Q: When Gloria was asked how women should focus their efforts, she was blunt and said “Wherever they please”—though she added another word for effect. What was your reaction to that?

CH: I was a little surprised that she didn’t offer up something more prescriptive and directional. But she’s basically saying that each woman should do what’s right for her—each has her own path. She wrote about this in My Life on the Road when she said, “Taking the road—by which I mean letting the road take you, changed who I thought I was. The road is messy in a way that real life is messy. It leads us out of denial and into reality, out of theory and into practice, out of caution and into action, out of statistics and into stories—in short, out of our heads and into our hearts.”

RC: Gloria is impressive, because she doesn’t pretend to have all the answers. She brings an interesting balance as a social activist who fundamentally believes we all have to be true to ourselves and our individual preferences. The activist view is basically saying it doesn’t matter what you do—just do something. She doesn’t think she should say what that is for each individual, which is a unique combination of perspectives—and probably part of why she’s so fascinating.

Q: Did you have any other big takeaways from the event?
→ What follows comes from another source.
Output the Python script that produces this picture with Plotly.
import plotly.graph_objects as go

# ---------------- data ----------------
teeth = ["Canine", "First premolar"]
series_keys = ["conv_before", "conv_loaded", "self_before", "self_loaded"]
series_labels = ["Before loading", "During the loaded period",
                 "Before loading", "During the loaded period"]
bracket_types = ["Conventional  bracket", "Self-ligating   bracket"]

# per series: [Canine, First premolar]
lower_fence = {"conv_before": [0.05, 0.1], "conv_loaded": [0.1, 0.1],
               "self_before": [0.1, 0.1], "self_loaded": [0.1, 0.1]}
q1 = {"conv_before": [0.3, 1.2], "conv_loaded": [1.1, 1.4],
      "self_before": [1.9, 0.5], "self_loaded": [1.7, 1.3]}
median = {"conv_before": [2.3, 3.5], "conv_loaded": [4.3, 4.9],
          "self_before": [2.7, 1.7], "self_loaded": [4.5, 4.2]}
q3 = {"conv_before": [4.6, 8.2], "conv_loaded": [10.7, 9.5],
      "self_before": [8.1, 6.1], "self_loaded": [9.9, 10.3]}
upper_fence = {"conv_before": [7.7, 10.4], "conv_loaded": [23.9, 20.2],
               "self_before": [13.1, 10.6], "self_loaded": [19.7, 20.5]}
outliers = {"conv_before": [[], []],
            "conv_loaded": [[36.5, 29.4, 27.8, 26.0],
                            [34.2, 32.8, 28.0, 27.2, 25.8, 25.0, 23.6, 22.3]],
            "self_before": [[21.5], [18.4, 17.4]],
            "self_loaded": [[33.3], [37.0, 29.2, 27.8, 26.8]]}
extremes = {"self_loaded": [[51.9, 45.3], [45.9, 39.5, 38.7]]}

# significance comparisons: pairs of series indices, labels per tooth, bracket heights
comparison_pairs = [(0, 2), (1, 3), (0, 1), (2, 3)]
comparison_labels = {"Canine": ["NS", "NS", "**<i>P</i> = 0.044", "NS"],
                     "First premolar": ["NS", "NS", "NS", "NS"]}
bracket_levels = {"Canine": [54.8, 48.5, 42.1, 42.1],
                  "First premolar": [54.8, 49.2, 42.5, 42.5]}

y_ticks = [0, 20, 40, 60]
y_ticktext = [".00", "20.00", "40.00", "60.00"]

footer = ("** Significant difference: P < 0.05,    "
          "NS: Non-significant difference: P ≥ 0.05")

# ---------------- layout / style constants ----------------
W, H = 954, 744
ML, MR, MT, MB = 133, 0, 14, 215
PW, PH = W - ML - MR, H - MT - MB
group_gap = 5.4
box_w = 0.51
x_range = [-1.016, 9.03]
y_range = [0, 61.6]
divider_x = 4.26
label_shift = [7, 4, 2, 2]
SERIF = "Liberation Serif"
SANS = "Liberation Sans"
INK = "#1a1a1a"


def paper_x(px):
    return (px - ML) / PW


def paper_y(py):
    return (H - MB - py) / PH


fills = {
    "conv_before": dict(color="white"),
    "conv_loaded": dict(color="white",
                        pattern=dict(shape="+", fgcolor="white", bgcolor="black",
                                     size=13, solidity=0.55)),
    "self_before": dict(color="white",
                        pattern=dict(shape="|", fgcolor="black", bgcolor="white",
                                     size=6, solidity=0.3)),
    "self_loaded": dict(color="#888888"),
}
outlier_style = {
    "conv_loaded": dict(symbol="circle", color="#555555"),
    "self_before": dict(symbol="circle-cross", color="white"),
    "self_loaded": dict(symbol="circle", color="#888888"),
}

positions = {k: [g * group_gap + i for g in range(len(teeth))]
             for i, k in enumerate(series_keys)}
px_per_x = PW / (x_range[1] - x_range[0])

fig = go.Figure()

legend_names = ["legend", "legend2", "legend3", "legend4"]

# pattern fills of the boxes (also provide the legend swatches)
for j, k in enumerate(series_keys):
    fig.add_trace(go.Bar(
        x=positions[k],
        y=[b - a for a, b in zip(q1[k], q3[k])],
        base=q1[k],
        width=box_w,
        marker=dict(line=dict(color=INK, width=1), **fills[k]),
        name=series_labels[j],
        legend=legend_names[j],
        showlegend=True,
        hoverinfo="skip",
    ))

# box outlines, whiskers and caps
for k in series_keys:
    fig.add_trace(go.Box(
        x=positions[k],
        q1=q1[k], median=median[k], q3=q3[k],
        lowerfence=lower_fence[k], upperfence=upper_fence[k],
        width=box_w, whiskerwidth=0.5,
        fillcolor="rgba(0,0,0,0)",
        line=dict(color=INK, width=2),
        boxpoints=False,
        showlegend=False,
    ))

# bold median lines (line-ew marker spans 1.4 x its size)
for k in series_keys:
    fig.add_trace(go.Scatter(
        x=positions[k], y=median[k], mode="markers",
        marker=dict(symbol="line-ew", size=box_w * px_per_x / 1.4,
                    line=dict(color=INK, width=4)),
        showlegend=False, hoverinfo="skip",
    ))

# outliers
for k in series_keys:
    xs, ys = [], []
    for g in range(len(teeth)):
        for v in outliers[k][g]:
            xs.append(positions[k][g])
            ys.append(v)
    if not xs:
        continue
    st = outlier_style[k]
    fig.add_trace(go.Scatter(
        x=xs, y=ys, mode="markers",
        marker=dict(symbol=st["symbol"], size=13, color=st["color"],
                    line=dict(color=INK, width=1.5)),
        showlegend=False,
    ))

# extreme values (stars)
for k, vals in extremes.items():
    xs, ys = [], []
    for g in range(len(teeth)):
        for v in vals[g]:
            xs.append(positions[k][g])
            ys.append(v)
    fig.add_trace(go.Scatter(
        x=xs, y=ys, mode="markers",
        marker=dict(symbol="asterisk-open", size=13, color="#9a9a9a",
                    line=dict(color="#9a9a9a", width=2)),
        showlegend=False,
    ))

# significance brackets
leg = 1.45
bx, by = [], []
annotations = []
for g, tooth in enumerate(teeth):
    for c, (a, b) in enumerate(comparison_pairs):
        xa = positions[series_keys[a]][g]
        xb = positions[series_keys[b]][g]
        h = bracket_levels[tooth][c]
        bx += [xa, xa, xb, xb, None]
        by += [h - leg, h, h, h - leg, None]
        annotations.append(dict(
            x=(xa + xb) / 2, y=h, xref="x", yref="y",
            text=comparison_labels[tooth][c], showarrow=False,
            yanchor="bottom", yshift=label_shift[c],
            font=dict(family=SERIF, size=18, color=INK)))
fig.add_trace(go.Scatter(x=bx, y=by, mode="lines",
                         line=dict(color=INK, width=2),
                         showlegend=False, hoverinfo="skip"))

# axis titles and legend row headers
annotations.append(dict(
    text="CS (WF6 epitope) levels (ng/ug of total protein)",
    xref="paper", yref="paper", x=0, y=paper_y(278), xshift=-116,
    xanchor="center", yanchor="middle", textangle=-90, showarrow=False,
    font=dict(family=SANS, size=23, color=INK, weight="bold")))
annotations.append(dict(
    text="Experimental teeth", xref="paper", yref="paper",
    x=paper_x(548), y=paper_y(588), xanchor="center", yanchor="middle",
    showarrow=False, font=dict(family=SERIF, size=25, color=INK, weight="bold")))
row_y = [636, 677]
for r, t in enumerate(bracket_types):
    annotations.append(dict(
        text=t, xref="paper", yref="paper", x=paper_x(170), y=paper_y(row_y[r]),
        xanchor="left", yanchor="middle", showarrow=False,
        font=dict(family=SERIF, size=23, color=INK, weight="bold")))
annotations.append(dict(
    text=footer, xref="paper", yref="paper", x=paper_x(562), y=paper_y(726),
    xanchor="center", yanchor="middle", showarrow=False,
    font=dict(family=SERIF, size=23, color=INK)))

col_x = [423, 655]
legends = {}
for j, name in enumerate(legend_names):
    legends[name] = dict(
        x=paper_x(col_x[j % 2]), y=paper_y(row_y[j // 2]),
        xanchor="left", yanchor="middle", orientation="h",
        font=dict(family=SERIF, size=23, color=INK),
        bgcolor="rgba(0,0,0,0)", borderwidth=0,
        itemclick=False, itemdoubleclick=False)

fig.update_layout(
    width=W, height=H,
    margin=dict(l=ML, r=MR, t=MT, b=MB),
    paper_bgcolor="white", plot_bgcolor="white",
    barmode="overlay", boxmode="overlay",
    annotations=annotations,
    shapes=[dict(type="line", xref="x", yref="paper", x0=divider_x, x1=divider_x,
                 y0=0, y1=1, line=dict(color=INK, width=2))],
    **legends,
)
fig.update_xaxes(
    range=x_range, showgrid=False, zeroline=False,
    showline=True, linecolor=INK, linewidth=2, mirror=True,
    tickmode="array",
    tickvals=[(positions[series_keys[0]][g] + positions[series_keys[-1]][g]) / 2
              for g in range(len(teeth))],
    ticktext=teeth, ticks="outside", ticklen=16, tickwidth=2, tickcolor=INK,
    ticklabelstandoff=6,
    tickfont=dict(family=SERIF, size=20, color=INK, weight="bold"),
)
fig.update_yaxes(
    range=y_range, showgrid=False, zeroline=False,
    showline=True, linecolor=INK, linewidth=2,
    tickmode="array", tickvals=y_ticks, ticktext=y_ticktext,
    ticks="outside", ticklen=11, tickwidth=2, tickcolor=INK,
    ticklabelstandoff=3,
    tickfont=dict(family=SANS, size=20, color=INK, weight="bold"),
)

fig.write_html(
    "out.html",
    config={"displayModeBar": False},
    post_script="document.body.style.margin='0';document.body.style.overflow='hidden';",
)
Anything that will stick with you for a long time?

CH: In a breakout group, we discussed tensions among different generations of women and how they compare. Many women said they had received more guidance from male colleagues early in their careers—that perhaps older generations of women were less likely to be mentors. But that dynamic, based on the rest of the conversation, is changing, and women helping women seems to be happening more and more. This is important for women’s advancement in the workforce.

RC: There was an interesting discussion about how these conversations evolved. First, women didn’t have a voice. Then they had one, but mostly other women were listening. Now men are listening too. 

We’re getting to the point where the women’s movement isn’t a women-versus-men issue anymore. It’s empowering all people and emphasizing that women’s issues are human issues. Or as Gloria has said so many times, it’s about baking a new pie for everyone.